ABSTRACT
We investigated effects of tracking students into higher, more academic, and lower, less academic, school types immediately after primary school (early tracking) instead of having a comprehensive secondary school system (late tracking) on school gender segregation and gender gaps in achievement outcomes. We assumed that, in early tracking countries, girls are more frequently selected into more academic school types, which leads to more school segregation by gender and achievement advantages of girls over boys. In a differences-in-differences design, we compared secondary-school-level gender inequalities between early and late tracking countries, after controlling for primary-school-level differences. We investigated 787 country-by-year observations in 33 matches of primary- and secondary-school-level data sets from three international large-scale assessments. As expected, we found that early tracking increased the degree of school gender segregation. Not conforming to expectations, the evidence did not indicate that tracking had effects on gender gaps in achievement.
Acknowledgements
We thank Roisin Cronin for copy-editing the manuscript.
Disclosure statement
No potential conflict of interest was reported by the authors.
Data availability statement
All data are freely available from https://timssandpirls.bc.edu/ and https://www.oecd.org/pisa/
Notes
1 We use the term “school mark” instead of “school grade” to avoid confusion with grade levels.
2 In the following, the term “country” is short for both country and benchmarking participant.
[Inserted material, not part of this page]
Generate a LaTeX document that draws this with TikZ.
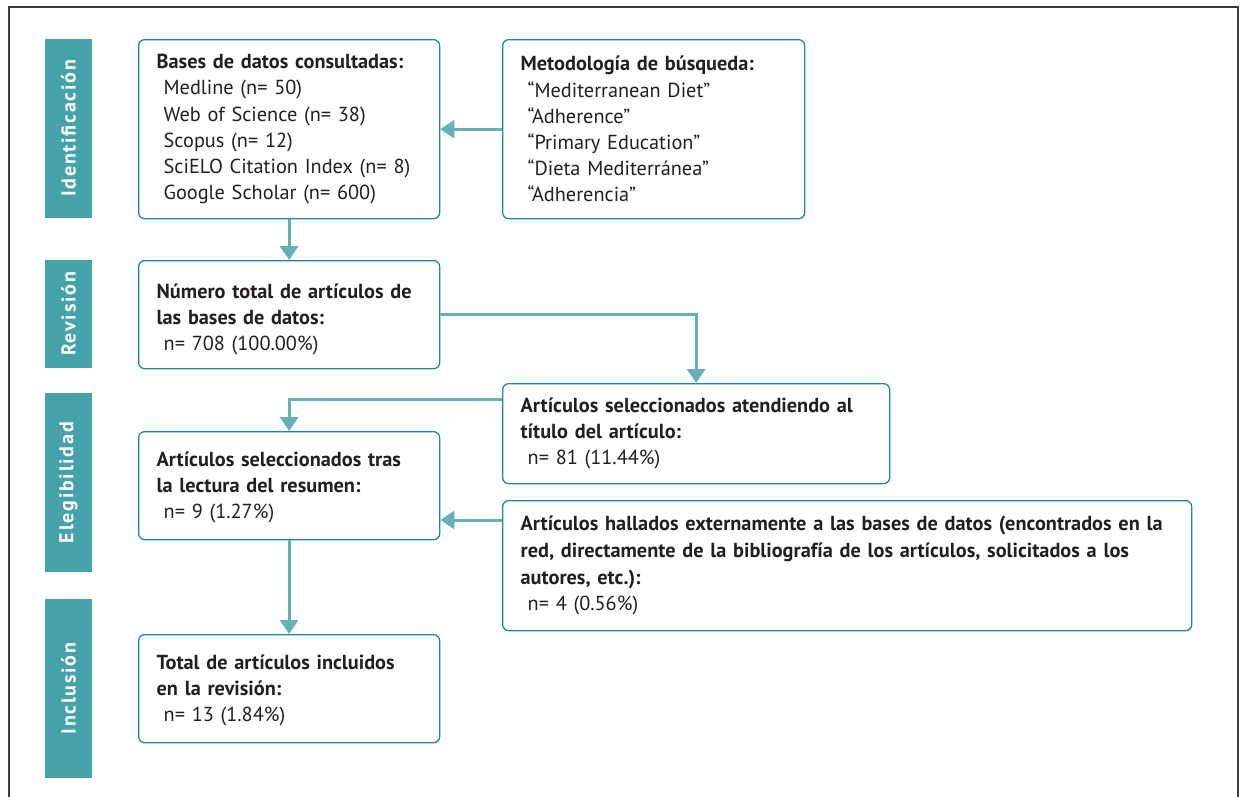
\documentclass[tikz,border=0pt]{standalone}
\usepackage{fontspec}
\setmainfont{PT Sans}
\usetikzlibrary{arrows.meta}
\definecolor{boxc}{HTML}{1E8A94}
\definecolor{arrc}{HTML}{66B1B8}
\definecolor{sidec}{HTML}{45A2A9}
\definecolor{txtc}{HTML}{231F20}
\definecolor{framec}{HTML}{3A3A3A}
\tikzset{
  flowbox/.style={draw=boxc, line width=1.3pt, rounded corners=6pt, fill=white,
    inner xsep=18pt, inner ysep=0pt, align=left, anchor=north west,
    font=\fontsize{20.3}{26.2}\selectfont, text=txtc},
  sidebox/.style={fill=sidec, text=white, rotate=90, inner sep=0pt,
    minimum height=47pt, font=\fontsize{20}{22}\selectfont\bfseries\addfontfeature{LetterSpace=9}},
  arr/.style={draw=arrc, line width=3pt, -{Triangle[width=18pt,length=14pt]}},
}
\newcommand{\ind}{\hspace*{7pt}}
\begin{document}
\begin{tikzpicture}[x=1pt,y=-1pt]
\useasboundingbox (0,0) rectangle (1243,796);
\begin{scope}
\clip (0,0) rectangle (1243,796);
\draw[framec, line width=1.3pt] (9,7) rectangle (1238,820);
\end{scope}

% side labels
\node[sidebox, minimum width=179pt] (sid1) at (68.5,128.5) {Identificación};
\node[sidebox, minimum width=108pt] (sid2) at (68.5,314) {Revisión};
\node[sidebox, minimum width=179pt] (sid3) at (68.5,482.5) {Elegibilidad};
\node[sidebox, minimum width=179pt] (sid4) at (68.5,688.5) {Inclusión};

% boxes
\node[flowbox, minimum width=301pt, minimum height=179pt, text width=265pt] (bases) at (138,39)
 {\textbf{Bases de datos consultadas:}\\
  \ind Medline (n= 50)\\
  \ind Web of Science (n= 38)\\
  \ind Scopus (n= 12)\\
  \ind SciELO Citation Index (n= 8)\\
  \ind Google Scholar (n= 600)};
\node[flowbox, minimum width=302pt, minimum height=179pt, text width=266pt] (metod) at (502,39)
 {\textbf{Metodología de búsqueda:}\\
  \ind “Mediterranean Diet”\\
  \ind “Adherence”\\
  \ind “Primary Education”\\
  \ind “Dieta Mediterránea”\\
  \ind “Adherencia”};
\node[flowbox, minimum width=301pt, minimum height=108pt, text width=265pt] (numero) at (138,260)
 {\rule{0pt}{24pt}\textbf{Número total de artículos de}\\
  \textbf{las bases de datos:}\\
  \ind n= 708 (100.00\%)};
\node[flowbox, minimum width=387pt, minimum height=100pt, text width=351pt] (atend) at (502,383)
 {\textbf{Artículos seleccionados atendiendo al}\\
  \textbf{título del artículo:}\\
  \ind n= 81 (11.44\%)};
\node[flowbox, minimum width=301pt, minimum height=108pt, text width=265pt] (lectura) at (138,431)
 {\rule{0pt}{18pt}\textbf{Artículos seleccionados tras}\\
  \textbf{la lectura del resumen:}\\
  \ind n= 9 (1.27\%)};
\node[flowbox, minimum width=689pt, minimum height=130pt, text width=653pt,
      font=\fontsize{20.3}{26.7}\selectfont] (hallados) at (502,500)
 {\textbf{Artículos hallados externamente a las bases de datos (encontrados en la}\\
  \textbf{red, directamente de la bibliografía de los artículos, solicitados a los}\\
  \textbf{autores, etc.):}\\
  \ind n= 4 (0.56\%)};
\node[flowbox, minimum width=301pt, minimum height=108pt, text width=265pt] (total) at (138,634)
 {\rule{0pt}{18pt}\textbf{Total de artículos incluidos}\\
  \textbf{en la revisión:}\\
  \ind n= 13 (1.84\%)};

% connectors
\draw[arr] (metod.west) -- (bases.east);
\draw[arr] (bases.south) -- (numero.north);
\draw[arr] (numero.east) -| (atend.north);
\coordinate (astart) at ([yshift=-16pt]atend.north west);
\draw[arr] (astart) -| (lectura.north);
\coordinate (hstart) at ([yshift=-20pt]hallados.north west);
\draw[arr] (hstart) -- (hstart -| lectura.east);
\draw[arr] (lectura.south) -- (total.north);
\end{tikzpicture}
\end{document}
3 For the estimation of individual-level models, data from different studies are pooled and the achievement scores are treated as if they had the same metric. This is generally not the case. For example, the PIRLS and PISA achievement scales were each transformed to an international mean of 500 with a standard deviation of 100. This does not imply that the actual performance of primary and secondary students is on average the same but is merely the result of the (arbitrary) transformation of the achievement scales. The two-step approach on country-level models circumvents this issue as the secondary school measures are on the right-hand side of the equation and the primary school measures are on the left-hand side (see Contini & Cugnata, Citation2020, for further detail).
4 Excluded late tracking countries with large shares of single-sex schools were Bahrain, Iran, Kuwait, Malta, New Zealand, Oman, Qatar, Saudi Arabia, and the United Arab Emirates. Excluded early tracking countries were Ireland, the Republic of Korea, and Trinidad and Tobago.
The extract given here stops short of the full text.